- [WRITTEN INSTRUCTION]:
Write the data out again exactly, with no pictures.

▼

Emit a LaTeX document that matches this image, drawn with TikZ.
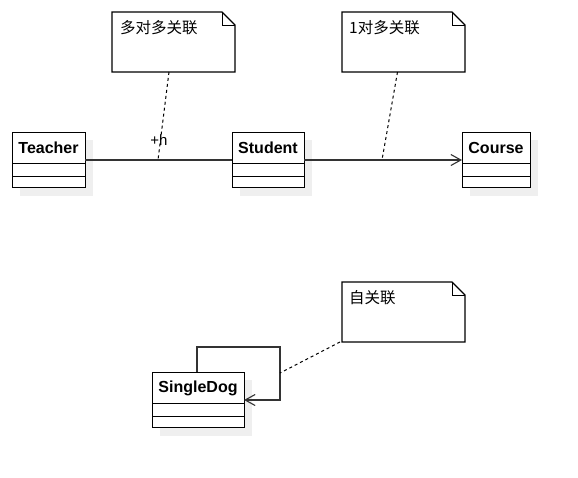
\documentclass[tikz,border=0pt]{standalone}
\usepackage{fontspec}
\setmainfont{Liberation Sans}
\newfontfamily\cjk{Noto Sans CJK SC}
\usetikzlibrary{arrows.meta}
\definecolor{shadowgray}{HTML}{EFEFEF}
\definecolor{linegray}{HTML}{333333}
\tikzset{
  x=1pt, y=-1pt,
  classbox/.style={draw=black, line width=1pt, fill=white, minimum height=55pt, inner sep=0pt, outer sep=0pt},
  classname/.style={font=\fontsize{16}{18}\selectfont\bfseries, inner sep=0pt},
  notebox/.style={minimum width=123pt, minimum height=60pt, inner sep=0pt, outer sep=0pt},
  notetext/.style={font=\cjk\fontsize{15.5}{17}\selectfont, inner sep=0pt, anchor=west},
  assoc/.style={draw=linegray, line width=1.2pt},
  notelink/.style={draw=black, line width=1pt, dash pattern=on 3pt off 3pt},
  openarrow/.style={-{Straight Barb[length=10pt,width=11pt,line width=1.1pt]}}
}
\newcommand{\umlclass}[4]{% name, center x, center y, width
  \fill[shadowgray] (#2-#4/2+8,132+8-160+#3) rectangle (#2+#4/2+8,188+8-160+#3);
  \node[classbox, minimum width=#4 pt] (#1) at (#2,#3) {};
  \draw[line width=1pt] ([yshift=-31pt]#1.north west) -- ([yshift=-31pt]#1.north east);
  \draw[line width=1pt] ([yshift=-44pt]#1.north west) -- ([yshift=-44pt]#1.north east);
}
\newcommand{\umlnote}[3]{% name, center x, center y
  \node[notebox] (#1) at (#2,#3) {};
  \draw[line width=1.1pt, fill=white] (#1.north west) -- ([xshift=-13pt]#1.north east) -- ([yshift=-13pt]#1.north east) -- (#1.south east) -- (#1.south west) -- cycle;
  \draw[line width=0.9pt] ([xshift=-13pt]#1.north east) -- ([xshift=-13pt,yshift=-13pt]#1.north east) -- ([yshift=-13pt]#1.north east);
}
\begin{document}
\begin{tikzpicture}
\useasboundingbox (0,0) rectangle (578,477);
% classes
\umlclass{teacher}{48.5}{160}{73}
\node[classname] (teachername) at (48.5,148) {Teacher};
\umlclass{student}{268}{160}{72}
\node[classname] (studentname) at (268,148) {Student};
\umlclass{course}{496}{160}{68}
\node[classname] (coursename) at (496,148) {Course};
\umlclass{singledog}{198}{399.5}{92}
\node[classname] (singledogname) at (198,388) {SingleDog};
% notes
\umlnote{n1}{173.5}{42}
\node[notetext] (n1text) at (120,28) {多对多关联};
\umlnote{n2}{403.5}{42}
\node[notetext] (n2text) at (349,28) {1对多关联};
\umlnote{n3}{403.5}{312}
\node[notetext] (n3text) at (349,298) {自关联};
% associations
\draw[assoc] (teacher.east) -- coordinate[pos=0.5] (m1) (student.west);
\node[font=\fontsize{15}{17}\selectfont, inner sep=0pt] (hlabel) at (159,140) {+h};
\draw[assoc, openarrow] (student.east) -- (course.west);
\coordinate (m2) at (382,160);
\coordinate (loopa) at (197,347);
\coordinate (loopb) at (280,347);
\coordinate (loopc) at (280,400);
\coordinate (m3) at (280,373);
\draw[assoc, openarrow] ([xshift=-1pt]singledog.north) -- ([xshift=-1pt]singledog.north |- loopa) -- (loopb) -- (loopc) -- (singledog.east |- loopc);
% note links
\draw[notelink] ([xshift=-4.5pt]n1.south) -- (158,160);
\draw[notelink] ([xshift=-6pt]n2.south) -- (m2);
\draw[notelink] ([xshift=-2pt]n3.south west) -- (m3);
\end{tikzpicture}
\end{document}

▲

- [COMPLETE OUTPUT]:
Emit a LaTeX document that matches this image, drawn with TikZ.
\documentclass[tikz,border=0pt]{standalone}
\usepackage{fontspec}
\setmainfont{Liberation Sans}
\newfontfamily\cjk{Noto Sans CJK SC}
\usetikzlibrary{arrows.meta}
\definecolor{shadowgray}{HTML}{EFEFEF}
\definecolor{linegray}{HTML}{333333}
\tikzset{
  x=1pt, y=-1pt,
  classbox/.style={draw=black, line width=1pt, fill=white, minimum height=55pt, inner sep=0pt, outer sep=0pt},
  classname/.style={font=\fontsize{16}{18}\selectfont\bfseries, inner sep=0pt},
  notebox/.style={minimum width=123pt, minimum height=60pt, inner sep=0pt, outer sep=0pt},
  notetext/.style={font=\cjk\fontsize{15.5}{17}\selectfont, inner sep=0pt, anchor=west},
  assoc/.style={draw=linegray, line width=1.2pt},
  notelink/.style={draw=black, line width=1pt, dash pattern=on 3pt off 3pt},
  openarrow/.style={-{Straight Barb[length=10pt,width=11pt,line width=1.1pt]}}
}
\newcommand{\umlclass}[4]{% name, center x, center y, width
  \fill[shadowgray] (#2-#4/2+8,132+8-160+#3) rectangle (#2+#4/2+8,188+8-160+#3);
  \node[classbox, minimum width=#4 pt] (#1) at (#2,#3) {};
  \draw[line width=1pt] ([yshift=-31pt]#1.north west) -- ([yshift=-31pt]#1.north east);
  \draw[line width=1pt] ([yshift=-44pt]#1.north west) -- ([yshift=-44pt]#1.north east);
}
\newcommand{\umlnote}[3]{% name, center x, center y
  \node[notebox] (#1) at (#2,#3) {};
  \draw[line width=1.1pt, fill=white] (#1.north west) -- ([xshift=-13pt]#1.north east) -- ([yshift=-13pt]#1.north east) -- (#1.south east) -- (#1.south west) -- cycle;
  \draw[line width=0.9pt] ([xshift=-13pt]#1.north east) -- ([xshift=-13pt,yshift=-13pt]#1.north east) -- ([yshift=-13pt]#1.north east);
}
\begin{document}
\begin{tikzpicture}
\useasboundingbox (0,0) rectangle (578,477);
% classes
\umlclass{teacher}{48.5}{160}{73}
\node[classname] (teachername) at (48.5,148) {Teacher};
\umlclass{student}{268}{160}{72}
\node[classname] (studentname) at (268,148) {Student};
\umlclass{course}{496}{160}{68}
\node[classname] (coursename) at (496,148) {Course};
\umlclass{singledog}{198}{399.5}{92}
\node[classname] (singledogname) at (198,388) {SingleDog};
% notes
\umlnote{n1}{173.5}{42}
\node[notetext] (n1text) at (120,28) {多对多关联};
\umlnote{n2}{403.5}{42}
\node[notetext] (n2text) at (349,28) {1对多关联};
\umlnote{n3}{403.5}{312}
\node[notetext] (n3text) at (349,298) {自关联};
% associations
\draw[assoc] (teacher.east) -- coordinate[pos=0.5] (m1) (student.west);
\node[font=\fontsize{15}{17}\selectfont, inner sep=0pt] (hlabel) at (159,140) {+h};
\draw[assoc, openarrow] (student.east) -- (course.west);
\coordinate (m2) at (382,160);
\coordinate (loopa) at (197,347);
\coordinate (loopb) at (280,347);
\coordinate (loopc) at (280,400);
\coordinate (m3) at (280,373);
\draw[assoc, openarrow] ([xshift=-1pt]singledog.north) -- ([xshift=-1pt]singledog.north |- loopa) -- (loopb) -- (loopc) -- (singledog.east |- loopc);
% note links
\draw[notelink] ([xshift=-4.5pt]n1.south) -- (158,160);
\draw[notelink] ([xshift=-6pt]n2.south) -- (m2);
\draw[notelink] ([xshift=-2pt]n3.south west) -- (m3);
\end{tikzpicture}
\end{document}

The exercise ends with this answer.